Maung Aung Myoe noted that Burma’s military leaders seem to have adopted Mao Tse-tung’s maxim that guerillas must be “like fish in water.”

“The guerilla or regular army (fish) has to operate (swim) in the people (water): therefore, the control of the water temperature is important in the success of the people’s war,” he wrote.

Indeed, the move to Naypyidaw and the doctrine behind the junta’s people’s war could have been taken straight from Mao’s interpretations of Sun Tzu’s “The Art of War”: “The enemy advances, we retreat; the enemy camps, we harass; the enemy tires, we attack; and the enemy retreats; we pursue.”

If Burma did come under attack, Maung Aung Myoe asserts, Burma’s armed forces would be put to the test, not least because of a lack of training, wartime experience and operational capability.

Evidently, these weaknesses were exposed last year when the Tatmadaw appeared unable to synchronize its army, navy and air force to confront naval aid vessels from the US, Britain and France that had closed in on Burmese waters to deliver humanitarian aid to cyclone victims in the Irrawaddy delta.

In the end, political wrangling resulted in the ships leaving Burma without delivering the aid. But army sources claimed that the regime leaders had mobilized the country’s paltry air force and missile systems around Naypyidaw in preparation for an outbreak of hostilities.

Aware of its limitations, the Tatmadaw has since upgraded and expanded several airfields in central and southern Burma, and the nation’s air defenses have been greatly enhanced by newly procured signals intelligence equipment, according to Maung Aung Myoe.

Whether or not the Burmese junta could rally its forces and effectively coordinate a people’s war, the question remains: why would another country invade Burma?

One answer could be that Burma sits between the world’s two most populous nations—India and China—who are increasingly competing and hungry for energy and natural resources.
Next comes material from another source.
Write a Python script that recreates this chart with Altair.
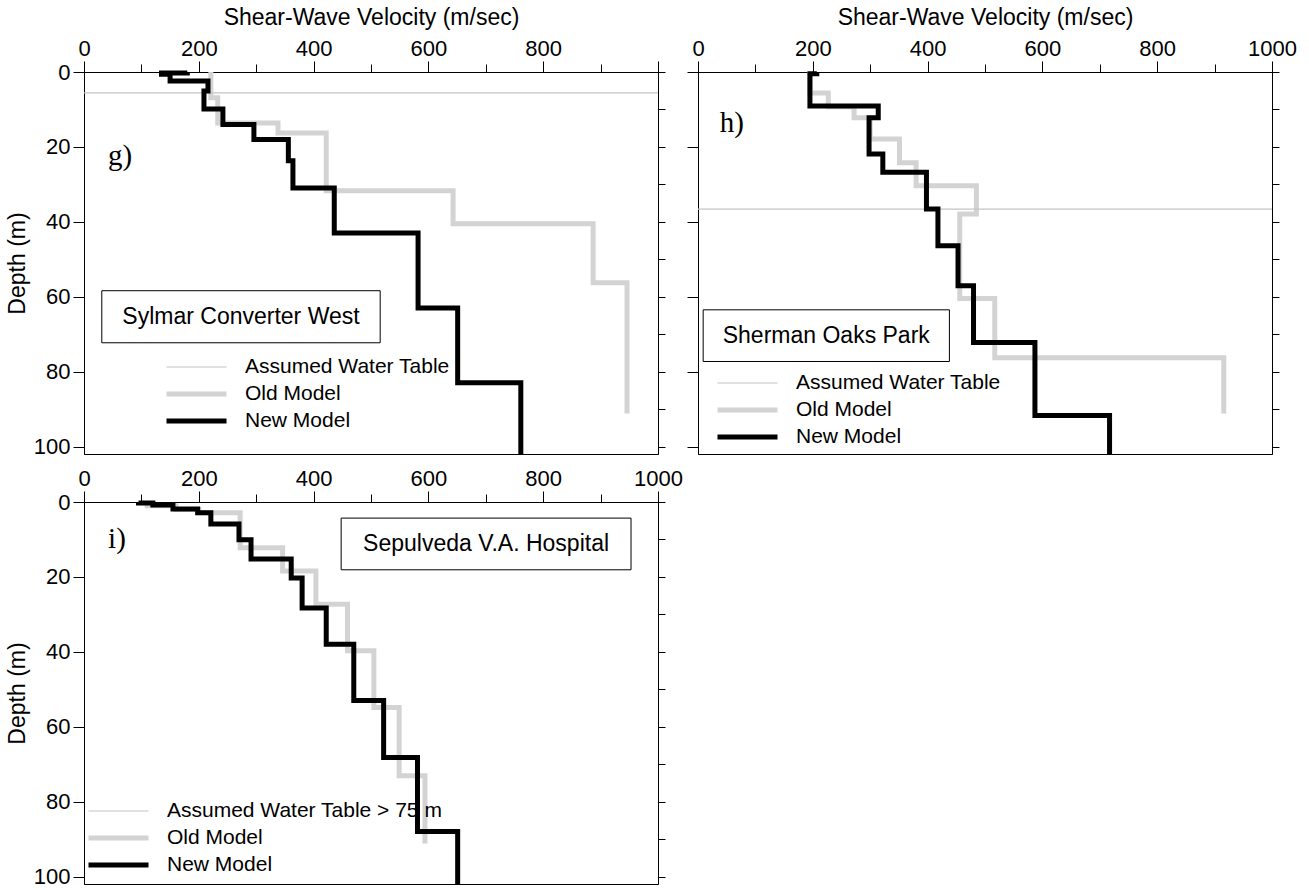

China, the regime’s foremost ally, is increasingly looking for access to the Indian Ocean via Burma. China is also building oil and gas pipelines through Burma and developing a deepwater port at Sittwe in Arakan State.

Robert Kaplan’s recent article in Foreign Affairs magazine concluded that Burma and Pakistan are two of the least stable countries in the world.

“The collapse of the junta in Myanmar—where competition over energy and natural resources between China and India looms—would threaten economies nearby and require a massive seaborne humanitarian intervention,” wrote Kaplan.

If Burma slides even deeper into political, economic and humanitarian crises, one could conclude there was a rationality in Than Shwe’s people’s war and a reason for him to be paranoid.

However, if Than Shwe had the vision to steer Burma toward being a stable, strong and prosperous nation, he wouldn’t need to prepare for a people’s war. But then again, it appears that he made his choice long ago.